Is there a bijection between uncountable sets?

Question

I know that there is a bijection between naturals and rationals. I also know that there is no bijection between naturals and reals (diagonal argument).

But, I have never heard of the existence of a bijection between uncountable sets (ex aleph-one). Is there a way to create a (computable ?) function that takes an element from an uncountable set and outputs (in infinite time ?) an element from another uncountable set ?

(I do not have a strong mathematical background, so please keep it simple or use terms of computer science)

[EDIT]
It seems that my question was very trivial. An answer would be y = f(R) where f is just one-to-one. I was hoping for something more sophosticated :( . Sorry for the inconvenience.

[EDIT2]
How we would construct a bijection between these sets ?
A = reals
B = reals without naturals
C = reals without primes

Answer 1

For a bijection between $A$ and $B$, consider the application that sends every natural $n$ to $e^n$, and $e^n+m$ to $e^n+m+1$ for non-negative integer $m$.

Answer 2

Example: from $\Bbb R$ to $(-\pi/2,\,\pi/2)$ with $\arctan x$.

Answer 3

Use $\sim$ to indicate the existence of a bijection between two sets.

Thanks to a theorem of Cantor, there is no set $A$ for which $$A\sim \mathcal P(A)$$ so not every uncountable set can be made into bijection. Moreover thanks to Cantor-Bernstein theorem, two infinite sets $A,B$ can be made in a bijection if and only if $$\exists A_1 \subset A: A_1\sim B$$ $$\exists B_1 \subset B: B_1\sim A$$ lastly, the question about computability does not hold since Turing machines only deal with a countable imput

Answer 4

The following is a bijection from $\mathcal P(\mathbb N)$ to the Cantor set: $$f(A) = \sum_{n\in A}\frac{2}{3^{n+1}}$$

Answer 5

Since you are asking about computable bijections, and the other answers (at the time of writing this) do not address this point, let me weigh in on this.
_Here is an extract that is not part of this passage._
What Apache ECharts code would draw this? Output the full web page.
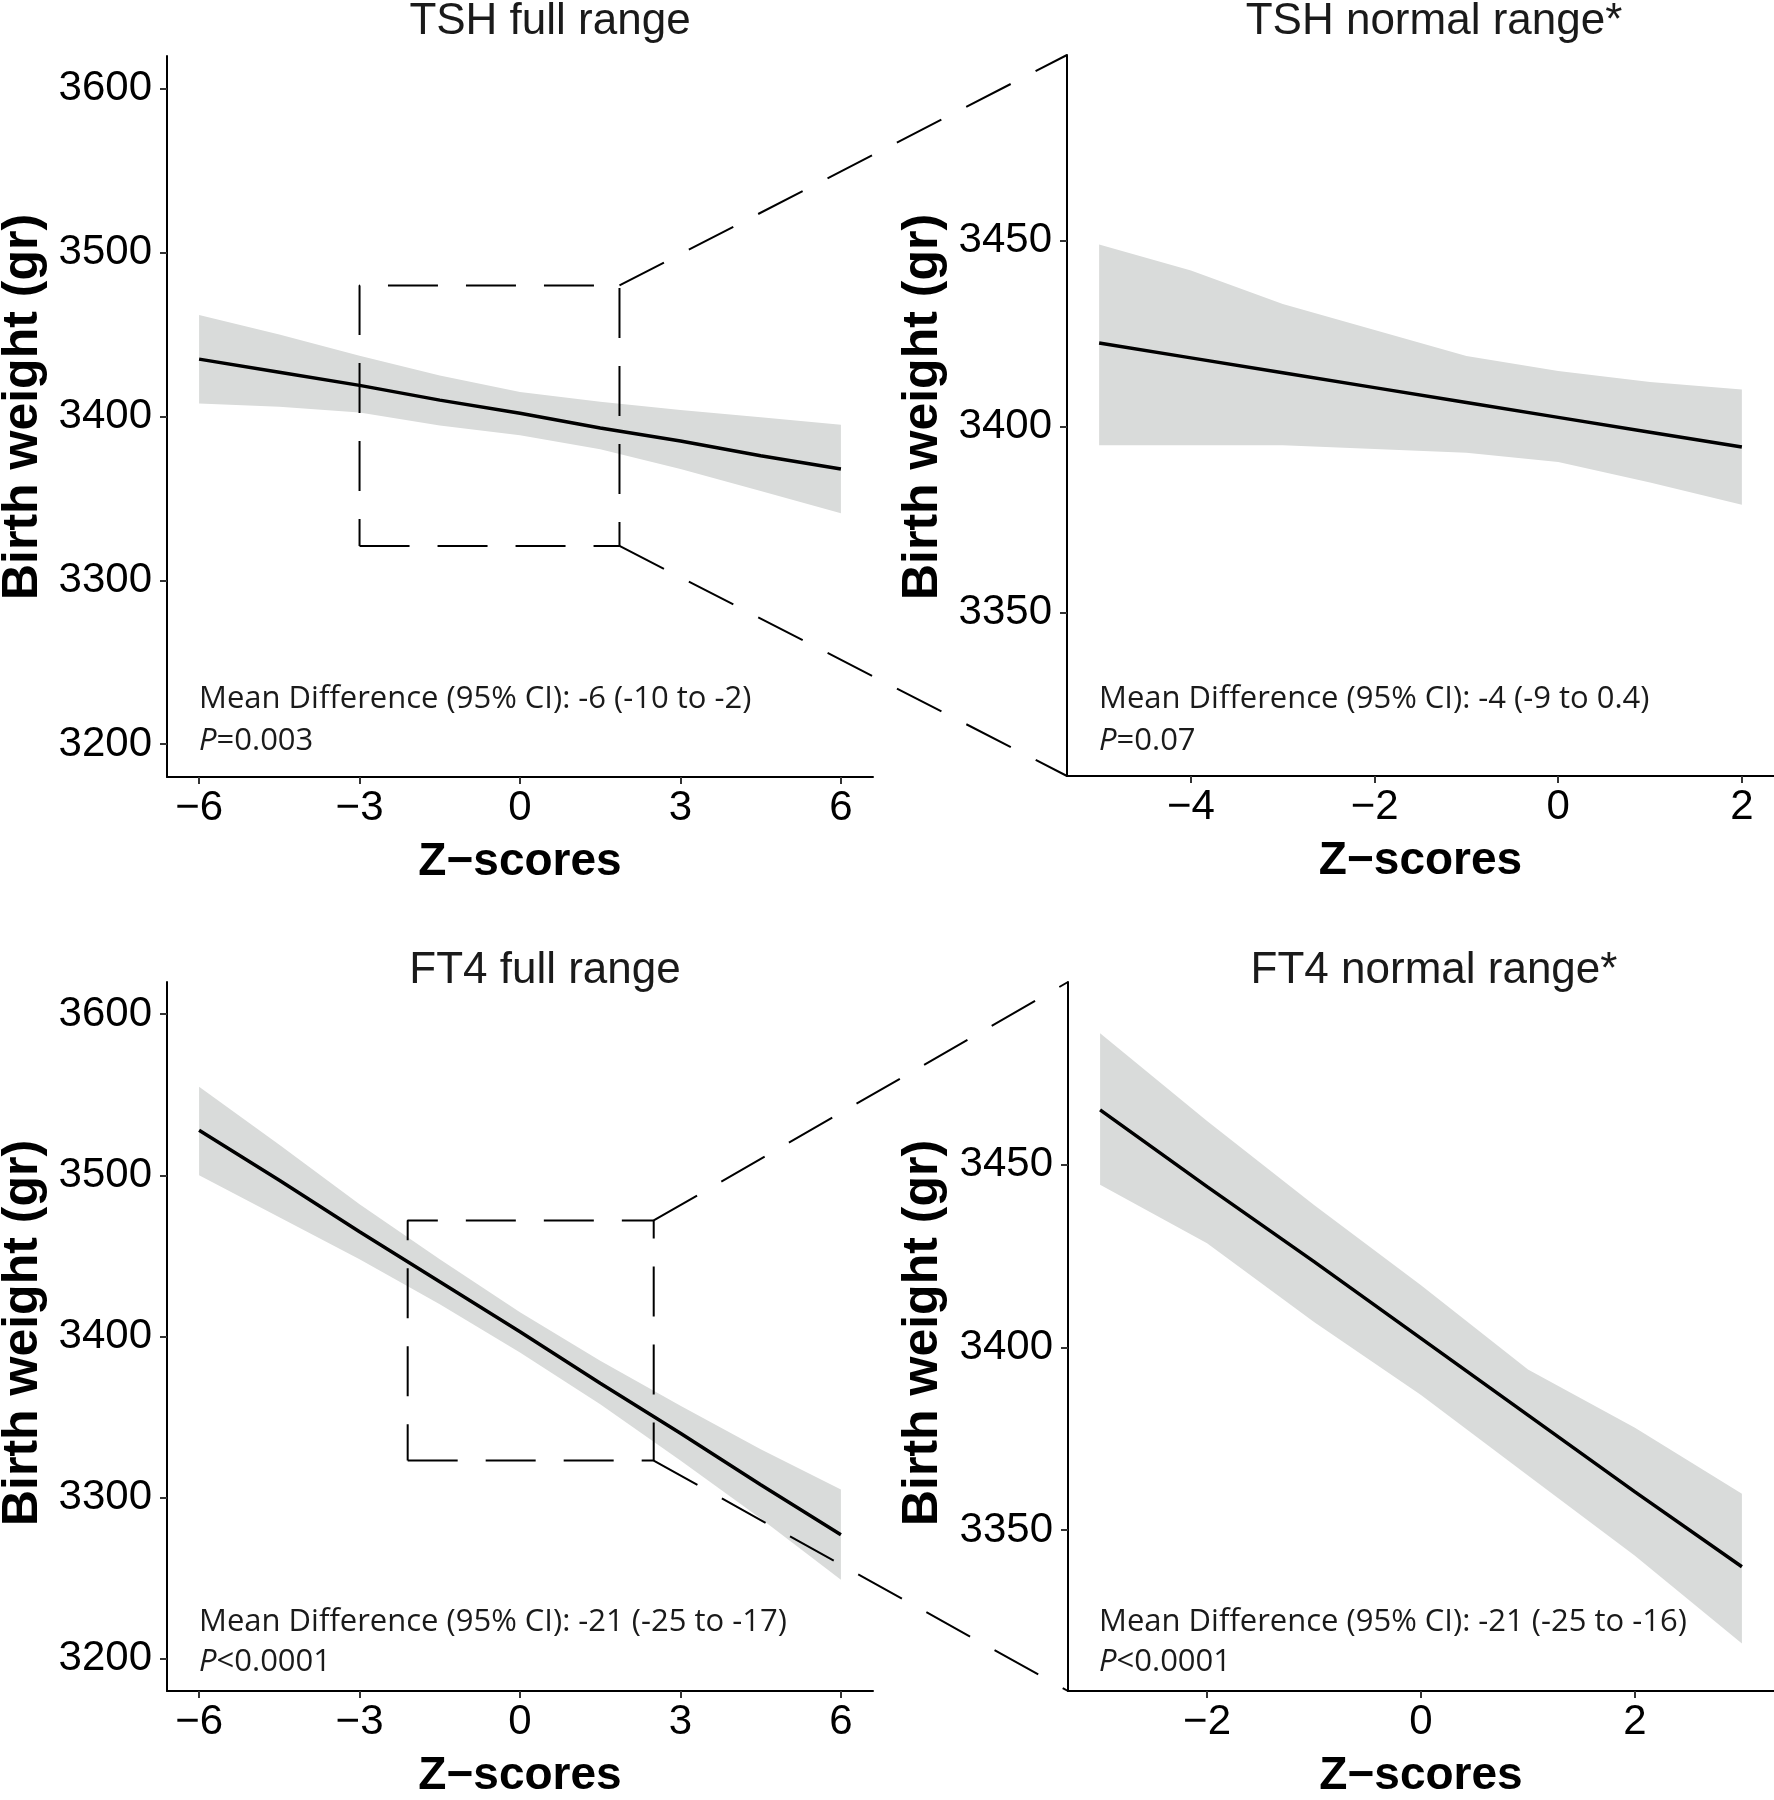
<!DOCTYPE html>
<html><head><meta charset="utf-8">
<script src="https://cdn.jsdelivr.net/npm/echarts@6/dist/echarts.min.js"></script>
<style>html,body{margin:0;padding:0;background:#fff}#c{width:1774px;height:1800px}</style>
</head><body><div id="c"></div>
<script>
// ---------- data ----------
const tshFullX     = [-6, -4.5, -3, -1.5, 0, 1.5, 3, 4.5, 6];
const tshFullFit   = [3435, 3427, 3419, 3410, 3402, 3393, 3385, 3376, 3368];
const tshFullUpper = [3462, 3450, 3437, 3425, 3415, 3409, 3404, 3399.5, 3395];
const tshFullLower = [3408, 3406, 3402.5, 3394.5, 3388.5, 3380, 3368, 3354.5, 3341];

const tshNormX     = [-5, -4, -3, -2, -1, 0, 1, 2];
const tshNormFit   = [3422.5, 3418.5, 3414.5, 3410.5, 3406.5, 3402.5, 3398.5, 3394.5];
const tshNormUpper = [3449, 3442, 3433, 3426, 3419, 3415, 3412, 3410];
const tshNormLower = [3395, 3395, 3395, 3394, 3393, 3390.5, 3385, 3379];

const ft4FullX     = [-6, -4.5, -3, -1.5, 0, 1.5, 3, 4.5, 6];
const ft4FullFit   = [3528, 3497, 3465, 3434, 3403, 3371, 3340, 3308, 3277];
const ft4FullUpper = [3555, 3519, 3482, 3448, 3415, 3385, 3357, 3330, 3305];
const ft4FullLower = [3500, 3474, 3448, 3420, 3390, 3358, 3323, 3287, 3249];

const ft4NormX     = [-3, -2, -1, 0, 1, 2, 3];
const ft4NormFit   = [3465, 3444, 3423.5, 3402.5, 3381.5, 3360.5, 3340];
const ft4NormUpper = [3486, 3462, 3439, 3417, 3394, 3378, 3360];
const ft4NormLower = [3444.5, 3428.5, 3407, 3387, 3365, 3343, 3319];

// zoom boxes drawn in the full-range panels [x0, x1], [y0, y1]
const tshBoxX = [-3, 1.86];
const tshBoxY = [3321, 3480];
const ft4BoxX = [-2.1, 2.5];
const ft4BoxY = [3323, 3472];

// tick labels
const fullXTicks = [-6, -3, 0, 3, 6];
const tshNormXTicks = [-4, -2, 0, 2];
const ft4NormXTicks = [-2, 0, 2];
const fullYTicks = [3200, 3300, 3400, 3500, 3600];
const normYTicks = [3350, 3400, 3450];

// texts
const panelTitles = ['TSH full range', 'TSH normal range*', 'FT4 full range', 'FT4 normal range*'];
const meanDiffTexts = [
  'Mean Difference (95% CI): -6 (-10 to -2)',
  'Mean Difference (95% CI): -4 (-9 to 0.4)',
  'Mean Difference (95% CI): -21 (-25 to -17)',
  'Mean Difference (95% CI): -21 (-25 to -16)'
];
const pTexts = ['=0.003', '=0.07', '<0.0001', '<0.0001'];
const xTitle = 'Z\u2212scores';
const yTitle = 'Birth weight (gr)';

// ---------- layout / style ----------
const AX_FONT = '"Liberation Sans", Arial, sans-serif';
const NOTE_FONT = '"Open Sans", sans-serif';
const grids = [
  {left: 167, top: 56, width: 706, height: 721},
  {left: 1067, top: 55, width: 710, height: 721},
  {left: 167, top: 982, width: 706, height: 720},
  {left: 1068, top: 982, width: 710, height: 720}
];
const xRanges = [[-6.6, 6.6], [-5.35, 2.35], [-6.6, 6.6], [-3.3, 3.3]];
const yRanges = [[3180, 3620], [3306, 3500], [3180, 3620], [3306, 3500]];
const xTickSets = [fullXTicks, tshNormXTicks, fullXTicks, ft4NormXTicks];
const yTickSets = [fullYTicks, normYTicks, fullYTicks, normYTicks];

const fmt = v => (v < 0 ? '\u2212' + Math.abs(v) : String(v));

function axisCommon(i, isX) {
  const r = isX ? xRanges[i] : yRanges[i];
  const ticks = isX ? xTickSets[i] : yTickSets[i];
  const ax = {
    type: 'value', gridIndex: i, min: r[0], max: r[1],
    axisLine: {show: true, onZero: false, lineStyle: {color: '#000', width: 2}},
    axisTick: {show: true, length: 7, customValues: ticks, lineStyle: {color: '#333', width: 2}},
    axisLabel: {customValues: ticks, formatter: fmt, fontSize: 42, fontFamily: AX_FONT,
      color: '#000', margin: isX ? 10 : 15},
    splitLine: {show: false}
  };
  if (isX) {
    ax.name = xTitle;
    ax.nameLocation = 'middle';
    ax.nameGap = 62;
    ax.nameTextStyle = {fontSize: 46, fontWeight: 'bold', fontFamily: AX_FONT, color: '#000'};
  }
  return ax;
}

function bandSeries(i, xs, lo, up) {
  const data = xs.map((x, k) => [x, lo[k], up[k]]);
  return {
    type: 'custom', xAxisIndex: i, yAxisIndex: i, data: data, silent: true, z: 1,
    encode: {x: 0, y: [1, 2]},
    renderItem: function (params, api) {
      if (params.dataIndex !== 0) return null;
      const pts = [];
      for (let k = 0; k < data.length; k++) pts.push(api.coord([data[k][0], data[k][2]]));
      for (let k = data.length - 1; k >= 0; k--) pts.push(api.coord([data[k][0], data[k][1]]));
      return {type: 'polygon', shape: {points: pts}, style: {fill: '#d9dbda'}};
    }
  };
}
function fitSeries(i, xs, ys) {
  return {type: 'line', xAxisIndex: i, yAxisIndex: i, data: xs.map((x, k) => [x, ys[k]]),
    symbol: 'none', silent: true, z: 3, lineStyle: {color: '#000', width: 3.5}};
}
const DASH = [50, 28];
function boxSeries(i, bx, by) {
  return {type: 'line', xAxisIndex: i, yAxisIndex: i, symbol: 'none', silent: true, z: 5,
    data: [[bx[0], by[0]], [bx[1], by[0]], [bx[1], by[1]], [bx[0], by[1]], [bx[0], by[0]]],
    lineStyle: {color: '#000', width: 2, type: DASH}};
}

const chart = echarts.init(document.getElementById('c'), null, {renderer: 'canvas'});
chart.setOption({
  animation: false,
  backgroundColor: '#fff',
  grid: grids.map(g => Object.assign({containLabel: false}, g)),
  xAxis: [0, 1, 2, 3].map(i => axisCommon(i, true)),
  yAxis: [0, 1, 2, 3].map(i => axisCommon(i, false)),
  series: [
    bandSeries(0, tshFullX, tshFullLower, tshFullUpper), fitSeries(0, tshFullX, tshFullFit), boxSeries(0, tshBoxX, tshBoxY),
    bandSeries(1, tshNormX, tshNormLower, tshNormUpper), fitSeries(1, tshNormX, tshNormFit),
    bandSeries(2, ft4FullX, ft4FullLower, ft4FullUpper), fitSeries(2, ft4FullX, ft4FullFit), boxSeries(2, ft4BoxX, ft4BoxY),
    bandSeries(3, ft4NormX, ft4NormLower, ft4NormUpper), fitSeries(3, ft4NormX, ft4NormFit)
  ]
});

// connecting lines from zoom box corners to the zoomed panel corners (via library scales)
function conn(fromGrid, bx, by, toGrid) {
  const a1 = chart.convertToPixel({gridIndex: fromGrid}, [bx[1], by[1]]);
  const b1 = chart.convertToPixel({gridIndex: toGrid}, [xRanges[toGrid][0], yRanges[toGrid][1]]);
  const a2 = chart.convertToPixel({gridIndex: fromGrid}, [bx[1], by[0]]);
  const b2 = chart.convertToPixel({gridIndex: toGrid}, [xRanges[toGrid][0], yRanges[toGrid][0]]);
  const st = {stroke: '#000', lineWidth: 2, lineDash: DASH};
  return [
    {type: 'line', z: 100, silent: true, shape: {x1: a1[0], y1: a1[1], x2: b1[0], y2: b1[1]}, style: st},
    {type: 'line', z: 100, silent: true, shape: {x1: a2[0], y1: a2[1], x2: b2[0], y2: b2[1]}, style: st}
  ];
}

const titlePos = [[550, 22], [1434, 22], [545, 971], [1434, 971]];
const yTitlePos = [[23, 407], [923, 407], [23, 1333], [923, 1333]];
const notePos = [[199, 699, 741], [1099, 699, 741], [199, 1622, 1662], [1099, 1622, 1662]];
const graphics = [].concat(conn(0, tshBoxX, tshBoxY, 1), conn(2, ft4BoxX, ft4BoxY, 3));
for (let i = 0; i < 4; i++) {
  graphics.push({type: 'text', x: titlePos[i][0], y: titlePos[i][1], silent: true, z: 100,
    style: {text: panelTitles[i], fontSize: 44, fontFamily: AX_FONT, fill: '#1a1a1a',
      align: 'center', verticalAlign: 'middle'}});
  graphics.push({type: 'text', x: yTitlePos[i][0], y: yTitlePos[i][1], rotation: Math.PI / 2,
    silent: true, z: 100,
    style: {text: yTitle, fontSize: 50, fontWeight: 'bold', fontFamily: AX_FONT, fill: '#000',
      align: 'center', verticalAlign: 'middle'}});
  graphics.push({type: 'text', x: notePos[i][0], y: notePos[i][1], silent: true, z: 100,
    style: {text: meanDiffTexts[i], fontSize: 31, fontFamily: NOTE_FONT, fill: '#1a1a1a',
      align: 'left', verticalAlign: 'middle'}});
  graphics.push({type: 'text', x: notePos[i][0], y: notePos[i][2], silent: true, z: 100,
    style: {text: '{i|P}' + pTexts[i], fontSize: 31, fontFamily: NOTE_FONT, fill: '#1a1a1a',
      align: 'left', verticalAlign: 'middle',
      rich: {i: {fontStyle: 'italic', fontSize: 31, fontFamily: NOTE_FONT, fill: '#1a1a1a'}}}});
}
chart.setOption({graphic: graphics});
</script>
</body></html>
1) There is no computable bijection $f : \mathbb{R} \to \mathbb{R}\setminus\mathbb{Q}$.

In fact, whenever $f : \mathbb{R} \to \mathbb{R}\setminus \mathbb{Q}$ is a computable function, then it already is a constant function. The reason is that computable functions are always continuous, and the image of a connected space such as $\mathbb{R}$ under a continuous function has to be connected again.

2) There is no computable bijection $g : \mathbb{R}\setminus\mathbb{Q} \to \mathbb{R}$.

This one is slightly trickier, but still follows from the continuity considerations. Here, however, it is demanding the injectivity that gets us. We can have a computable surjection from $\mathbb{R}\setminus \mathbb{Q}$ to $\mathbb{R}$.

3) As for 1), we cannot have a computable surjection from $\mathbb{R}$ to $\mathbb{R} \setminus \mathbb{P}$. The most we can get is the interval between two primes.

4) We don't get a computable bijection from $\mathbb{R}\setminus\mathbb{P}$ to $\mathbb{R}$ either, but a computable surjection works.

5) There is a computable surjection from $\mathbb{R}\setminus\mathbb{Q}$ to $\mathbb{R}\setminus\mathbb{P}$, but not the other way around.

The bijection between $2^\mathbb{N}$ and the Cantor middle third set inside $\mathbb{R}$ mentioned by celtschk is computable in both directions.

The standard (but a bit out-dated) textbook in this area is Weihrauch: Computable Analysis (2000). A briefer intro in a semilar style is Brattka, Hertling & Weihrauch: A tutorial on computable analysis (2008). More general, but maybe also less newcomer friendly is Pauly: On the topological aspects of the theory of represented spaces (2016).